'''

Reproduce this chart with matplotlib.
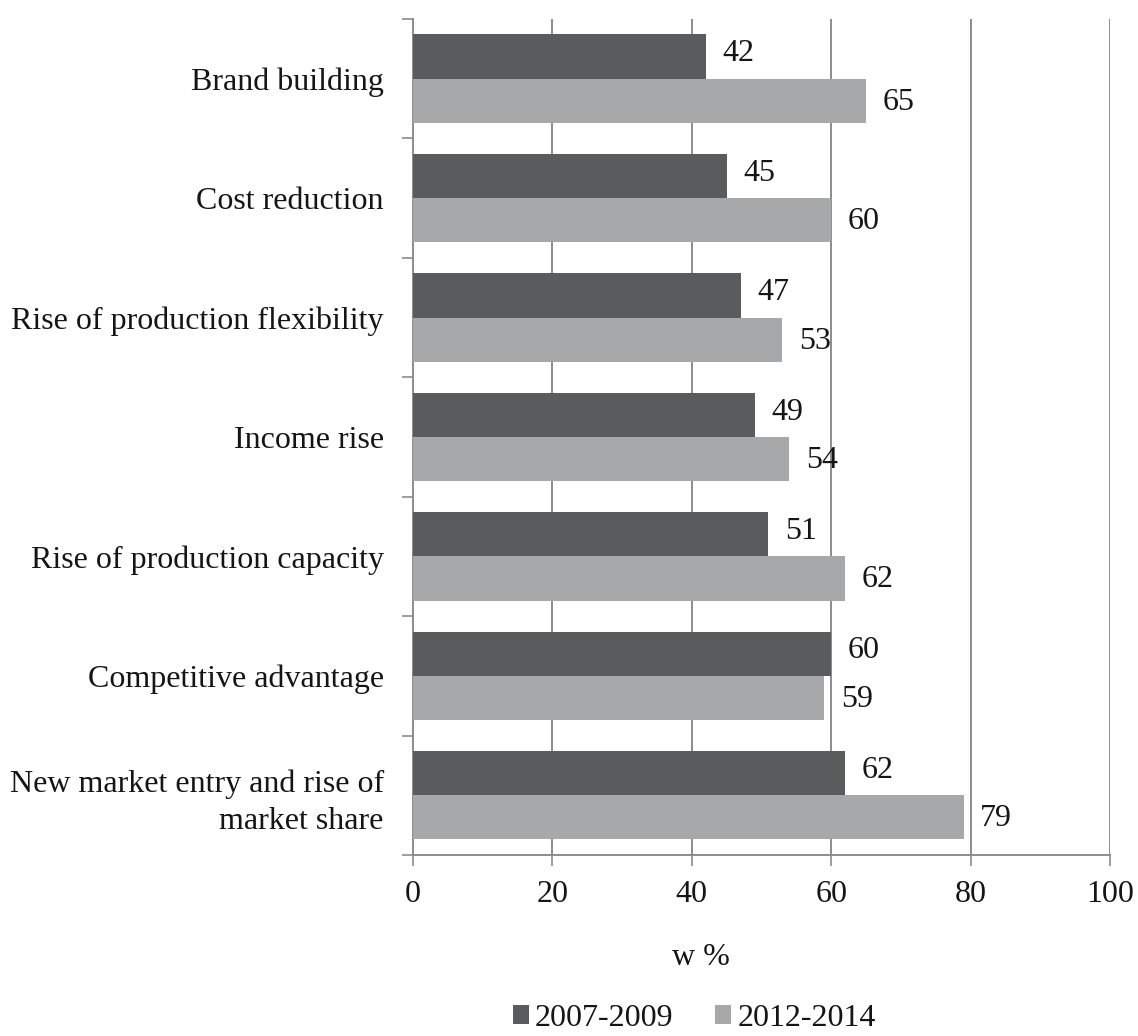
import numpy as np
import matplotlib.pyplot as plt
from matplotlib.ticker import FixedLocator

# Datos
categorias = ['Brand building', 'Cost reduction', 'Rise of production flexibility',
              'Income rise', 'Rise of production capacity', 'Competitive advantage',
              'New market entry and rise of\nmarket share']
valores_2007 = [42, 45, 47, 49, 51, 60, 62]
valores_2012 = [65, 60, 53, 54, 62, 59, 79]
series = ['2007-2009', '2012-2014']
xticks = [0, 20, 40, 60, 80, 100]

plt.rcParams['font.family'] = ['Liberation Serif', 'DejaVu Serif']
plt.rcParams['font.size'] = 23

color_oscuro = '#595c5d'
color_claro = '#a6a8a9'
color_linea = '#8c8c8c'
color_texto = '#151515'

fig = plt.figure(figsize=(11.38, 10.36), dpi=100)
ax = fig.add_axes([0.3629, 0.1747, 0.9754 - 0.3629, 0.9817 - 0.1747])

y = np.arange(len(categorias))
h = 0.37

# Barras
ax.barh(y - h / 2, valores_2007, h, color=color_oscuro, label=series[0], zorder=3)
ax.barh(y + h / 2, valores_2012, h, color=color_claro, label=series[1], zorder=3)

# Etiquetas de valor
for yi, v in zip(y - h / 2, valores_2007):
    ax.annotate(str(v), (v, yi), xytext=(12, 2), textcoords='offset points',
                va='center', ha='left', color=color_texto, fontsize=23)
for yi, v in zip(y + h / 2, valores_2012):
    ax.annotate(str(v), (v, yi), xytext=(12, -1), textcoords='offset points',
                va='center', ha='left', color=color_texto, fontsize=23)

# Ejes
ax.set_xlim(0, 100)
ax.set_ylim(len(categorias) - 0.5, -0.5)
ax.set_xticks(xticks)
ax.set_xticklabels([str(t) for t in xticks])
ax.set_yticks(y)
ax.set_yticklabels(categorias, ha='right', multialignment='right', linespacing=1.35)
ax.yaxis.set_minor_locator(FixedLocator(np.arange(-0.5, len(categorias), 1.0)))

ax.tick_params(axis='y', which='major', length=0, pad=21, colors=color_texto)
ax.tick_params(axis='y', which='minor', length=8, width=1.2, color=color_linea, direction='out')
ax.tick_params(axis='x', which='major', length=8, width=1.2, color=color_linea,
               direction='out', pad=10, labelcolor=color_texto)

for lado in ['top', 'right']:
    ax.spines[lado].set_visible(False)
for lado in ['left', 'bottom']:
    ax.spines[lado].set_color(color_linea)
    ax.spines[lado].set_linewidth(1.4)

# Rejilla vertical
for t in xticks[1:]:
    ax.axvline(t, color=color_linea, linewidth=1.4, zorder=1)

# Título del eje x
fig.text(0.616, 0.076, 'w %', ha='center', va='center', color=color_texto, fontsize=23)

# Leyenda
fig.legend(loc='center', bbox_to_anchor=(0.61, 0.017), ncol=2, frameon=False,
           handlelength=0.5, handleheight=0.5, handletextpad=0.2, columnspacing=1.3,
           fontsize=23, labelcolor=color_texto)

plt.savefig('out.png', dpi=100)
plt.close()
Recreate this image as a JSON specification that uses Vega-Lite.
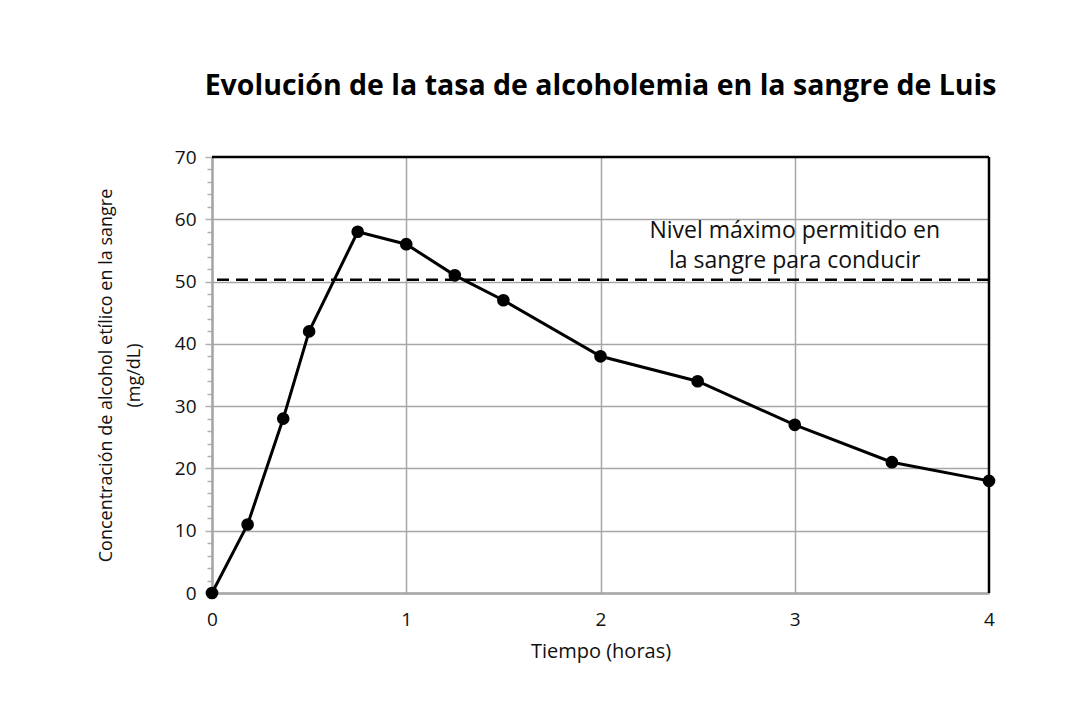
{
  "$schema": "https://vega.github.io/schema/vega-lite/v6.json",
  "autosize": "none",
  "width": 777,
  "height": 436,
  "padding": {"left": 212, "top": 157, "right": 81, "bottom": 114},
  "background": "white",
  "config": {
    "font": "Open Sans",
    "view": {"stroke": null},
    "axis": {"labelFont": "Open Sans", "titleFont": "Open Sans", "labelColor": "#111", "titleColor": "#111", "titleFontWeight": "normal"}
  },
  "title": {
    "text": "Evolución de la tasa de alcoholemia en la sangre de Luis",
    "font": "Open Sans",
    "fontSize": 28.5,
    "fontWeight": "bold",
    "color": "#000",
    "anchor": "middle",
    "offset": 48
  },
  "datasets": {
    "serie": [
      {"tiempo": 0, "conc": 0},
      {"tiempo": 0.1833, "conc": 11},
      {"tiempo": 0.3667, "conc": 28},
      {"tiempo": 0.5, "conc": 42},
      {"tiempo": 0.75, "conc": 58},
      {"tiempo": 1, "conc": 56},
      {"tiempo": 1.25, "conc": 51},
      {"tiempo": 1.5, "conc": 47},
      {"tiempo": 2, "conc": 38},
      {"tiempo": 2.5, "conc": 34},
      {"tiempo": 3, "conc": 27},
      {"tiempo": 3.5, "conc": 21},
      {"tiempo": 4, "conc": 18}
    ],
    "limite": [{"nivel": 50.3, "texto": ["Nivel máximo permitido en", "la sangre para conducir"], "tx": 3, "ty": 57.0}]
  },
  "layer": [
    {
      "data": {"name": "serie"},
      "mark": {"type": "line", "color": "black", "strokeWidth": 3},
      "encoding": {
        "x": {
          "field": "tiempo", "type": "quantitative",
          "scale": {"domain": [0, 4], "nice": false, "zero": false},
          "axis": {
            "values": [0, 1, 2, 3, 4],
            "format": "d",
            "title": "Tiempo (horas)",
            "titleFontSize": 20,
            "titlePadding": 12,
            "labelFontSize": 19,
            "labelPadding": 17,
            "ticks": false,
            "domainColor": "#a6a6a6",
            "domainWidth": 2.5,
            "gridColor": "#a6a6a6",
            "gridWidth": 1.5,
            "gridOpacity": {"condition": {"test": "datum.value < 4", "value": 1}, "value": 0},
            "labelFlush": false,
            "labelOverlap": false
          }
        },
        "y": {
          "field": "conc", "type": "quantitative",
          "scale": {"domain": [0, 70], "nice": false},
          "axis": {
            "values": [0, 2, 4, 6, 8, 10, 12, 14, 16, 18, 20, 22, 24, 26, 28, 30, 32, 34, 36, 38, 40, 42, 44, 46, 48, 50, 52, 54, 56, 58, 60, 62, 64, 66, 68, 70],
            "tickCount": 200,
            "format": "d",
            "labelExpr": "datum.value % 10 === 0 ? datum.label : ''",
            "title": ["Concentración de alcohol etílico en la sangre", "(mg/dL)"],
            "titleFontSize": 18,
            "titleLineHeight": 28,
            "titlePadding": 31,
            "labelFontSize": 19,
            "labelPadding": 9,
            "labelOverlap": false,
            "labelFlush": false,
            "labelBound": false,
            "tickSize": {"condition": {"test": "datum.value % 10 === 0", "value": 7}, "value": 5},
            "tickColor": "#b0b0b0",
            "tickWidth": 1.5,
            "domainColor": "#a6a6a6",
            "domainWidth": 2.5,
            "gridColor": "#a6a6a6",
            "gridWidth": 1.5,
            "gridOpacity": {"condition": {"test": "datum.value % 10 === 0 && datum.value < 70", "value": 1}, "value": 0}
          }
        }
      }
    },
    {
      "data": {"name": "limite"},
      "mark": {"type": "rule", "color": "black", "strokeWidth": 2.5, "strokeDash": [12, 7]},
      "encoding": {"y": {"field": "nivel", "type": "quantitative"}}
    },
    {
      "data": {"name": "limite"},
      "mark": {"type": "text", "font": "Open Sans", "fontSize": 23, "lineHeight": 30, "baseline": "alphabetic", "align": "center", "color": "#111"},
      "encoding": {
        "x": {"field": "tx", "type": "quantitative"},
        "y": {"field": "ty", "type": "quantitative"},
        "text": {"field": "texto"}
      }
    },
    {
      "data": {"name": "limite"},
      "mark": {"type": "rule", "color": "black", "strokeWidth": 2.5},
      "encoding": {"y": {"datum": 70}}
    },
    {
      "data": {"name": "limite"},
      "mark": {"type": "rule", "color": "black", "strokeWidth": 2.5},
      "encoding": {"x": {"datum": 4}}
    },
    {
      "data": {"name": "serie"},
      "mark": {"type": "point", "filled": true, "color": "black", "size": 160, "opacity": 1},
      "encoding": {
        "x": {"field": "tiempo", "type": "quantitative"},
        "y": {"field": "conc", "type": "quantitative"}
      }
    }
  ]
}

'''

**WRITTEN INSTRUCTION**
Copy out each line word for word, please, skipping the images.

**ANSWER TO THE TASK**
Reproduce this chart with matplotlib.
import numpy as np
import matplotlib.pyplot as plt
from matplotlib.ticker import FixedLocator

# Datos
categorias = ['Brand building', 'Cost reduction', 'Rise of production flexibility',
              'Income rise', 'Rise of production capacity', 'Competitive advantage',
              'New market entry and rise of\nmarket share']
valores_2007 = [42, 45, 47, 49, 51, 60, 62]
valores_2012 = [65, 60, 53, 54, 62, 59, 79]
series = ['2007-2009', '2012-2014']
xticks = [0, 20, 40, 60, 80, 100]

plt.rcParams['font.family'] = ['Liberation Serif', 'DejaVu Serif']
plt.rcParams['font.size'] = 23

color_oscuro = '#595c5d'
color_claro = '#a6a8a9'
color_linea = '#8c8c8c'
color_texto = '#151515'

fig = plt.figure(figsize=(11.38, 10.36), dpi=100)
ax = fig.add_axes([0.3629, 0.1747, 0.9754 - 0.3629, 0.9817 - 0.1747])

y = np.arange(len(categorias))
h = 0.37

# Barras
ax.barh(y - h / 2, valores_2007, h, color=color_oscuro, label=series[0], zorder=3)
ax.barh(y + h / 2, valores_2012, h, color=color_claro, label=series[1], zorder=3)

# Etiquetas de valor
for yi, v in zip(y - h / 2, valores_2007):
    ax.annotate(str(v), (v, yi), xytext=(12, 2), textcoords='offset points',
                va='center', ha='left', color=color_texto, fontsize=23)
for yi, v in zip(y + h / 2, valores_2012):
    ax.annotate(str(v), (v, yi), xytext=(12, -1), textcoords='offset points',
                va='center', ha='left', color=color_texto, fontsize=23)

# Ejes
ax.set_xlim(0, 100)
ax.set_ylim(len(categorias) - 0.5, -0.5)
ax.set_xticks(xticks)
ax.set_xticklabels([str(t) for t in xticks])
ax.set_yticks(y)
ax.set_yticklabels(categorias, ha='right', multialignment='right', linespacing=1.35)
ax.yaxis.set_minor_locator(FixedLocator(np.arange(-0.5, len(categorias), 1.0)))

ax.tick_params(axis='y', which='major', length=0, pad=21, colors=color_texto)
ax.tick_params(axis='y', which='minor', length=8, width=1.2, color=color_linea, direction='out')
ax.tick_params(axis='x', which='major', length=8, width=1.2, color=color_linea,
               direction='out', pad=10, labelcolor=color_texto)

for lado in ['top', 'right']:
    ax.spines[lado].set_visible(False)
for lado in ['left', 'bottom']:
    ax.spines[lado].set_color(color_linea)
    ax.spines[lado].set_linewidth(1.4)

# Rejilla vertical
for t in xticks[1:]:
    ax.axvline(t, color=color_linea, linewidth=1.4, zorder=1)

# Título del eje x
fig.text(0.616, 0.076, 'w %', ha='center', va='center', color=color_texto, fontsize=23)

# Leyenda
fig.legend(loc='center', bbox_to_anchor=(0.61, 0.017), ncol=2, frameon=False,
           handlelength=0.5, handleheight=0.5, handletextpad=0.2, columnspacing=1.3,
           fontsize=23, labelcolor=color_texto)

plt.savefig('out.png', dpi=100)
plt.close()
Recreate this image as a JSON specification that uses Vega-Lite.
{
  "$schema": "https://vega.github.io/schema/vega-lite/v6.json",
  "autosize": "none",
  "width": 777,
  "height": 436,
  "padding": {"left": 212, "top": 157, "right": 81, "bottom": 114},
  "background": "white",
  "config": {
    "font": "Open Sans",
    "view": {"stroke": null},
    "axis": {"labelFont": "Open Sans", "titleFont": "Open Sans", "labelColor": "#111", "titleColor": "#111", "titleFontWeight": "normal"}
  },
  "title": {
    "text": "Evolución de la tasa de alcoholemia en la sangre de Luis",
    "font": "Open Sans",
    "fontSize": 28.5,
    "fontWeight": "bold",
    "color": "#000",
    "anchor": "middle",
    "offset": 48
  },
  "datasets": {
    "serie": [
      {"tiempo": 0, "conc": 0},
      {"tiempo": 0.1833, "conc": 11},
      {"tiempo": 0.3667, "conc": 28},
      {"tiempo": 0.5, "conc": 42},
      {"tiempo": 0.75, "conc": 58},
      {"tiempo": 1, "conc": 56},
      {"tiempo": 1.25, "conc": 51},
      {"tiempo": 1.5, "conc": 47},
      {"tiempo": 2, "conc": 38},
      {"tiempo": 2.5, "conc": 34},
      {"tiempo": 3, "conc": 27},
      {"tiempo": 3.5, "conc": 21},
      {"tiempo": 4, "conc": 18}
    ],
    "limite": [{"nivel": 50.3, "texto": ["Nivel máximo permitido en", "la sangre para conducir"], "tx": 3, "ty": 57.0}]
  },
  "layer": [
    {
      "data": {"name": "serie"},
      "mark": {"type": "line", "color": "black", "strokeWidth": 3},
      "encoding": {
        "x": {
          "field": "tiempo", "type": "quantitative",
          "scale": {"domain": [0, 4], "nice": false, "zero": false},
          "axis": {
            "values": [0, 1, 2, 3, 4],
            "format": "d",
            "title": "Tiempo (horas)",
            "titleFontSize": 20,
            "titlePadding": 12,
            "labelFontSize": 19,
            "labelPadding": 17,
            "ticks": false,
            "domainColor": "#a6a6a6",
            "domainWidth": 2.5,
            "gridColor": "#a6a6a6",
            "gridWidth": 1.5,
            "gridOpacity": {"condition": {"test": "datum.value < 4", "value": 1}, "value": 0},
            "labelFlush": false,
            "labelOverlap": false
          }
        },
        "y": {
          "field": "conc", "type": "quantitative",
          "scale": {"domain": [0, 70], "nice": false},
          "axis": {
            "values": [0, 2, 4, 6, 8, 10, 12, 14, 16, 18, 20, 22, 24, 26, 28, 30, 32, 34, 36, 38, 40, 42, 44, 46, 48, 50, 52, 54, 56, 58, 60, 62, 64, 66, 68, 70],
            "tickCount": 200,
            "format": "d",
            "labelExpr": "datum.value % 10 === 0 ? datum.label : ''",
            "title": ["Concentración de alcohol etílico en la sangre", "(mg/dL)"],
            "titleFontSize": 18,
            "titleLineHeight": 28,
            "titlePadding": 31,
            "labelFontSize": 19,
            "labelPadding": 9,
            "labelOverlap": false,
            "labelFlush": false,
            "labelBound": false,
            "tickSize": {"condition": {"test": "datum.value % 10 === 0", "value": 7}, "value": 5},
            "tickColor": "#b0b0b0",
            "tickWidth": 1.5,
            "domainColor": "#a6a6a6",
            "domainWidth": 2.5,
            "gridColor": "#a6a6a6",
            "gridWidth": 1.5,
            "gridOpacity": {"condition": {"test": "datum.value % 10 === 0 && datum.value < 70", "value": 1}, "value": 0}
          }
        }
      }
    },
    {
      "data": {"name": "limite"},
      "mark": {"type": "rule", "color": "black", "strokeWidth": 2.5, "strokeDash": [12, 7]},
      "encoding": {"y": {"field": "nivel", "type": "quantitative"}}
    },
    {
      "data": {"name": "limite"},
      "mark": {"type": "text", "font": "Open Sans", "fontSize": 23, "lineHeight": 30, "baseline": "alphabetic", "align": "center", "color": "#111"},
      "encoding": {
        "x": {"field": "tx", "type": "quantitative"},
        "y": {"field": "ty", "type": "quantitative"},
        "text": {"field": "texto"}
      }
    },
    {
      "data": {"name": "limite"},
      "mark": {"type": "rule", "color": "black", "strokeWidth": 2.5},
      "encoding": {"y": {"datum": 70}}
    },
    {
      "data": {"name": "limite"},
      "mark": {"type": "rule", "color": "black", "strokeWidth": 2.5},
      "encoding": {"x": {"datum": 4}}
    },
    {
      "data": {"name": "serie"},
      "mark": {"type": "point", "filled": true, "color": "black", "size": 160, "opacity": 1},
      "encoding": {
        "x": {"field": "tiempo", "type": "quantitative"},
        "y": {"field": "conc", "type": "quantitative"}
      }
    }
  ]
}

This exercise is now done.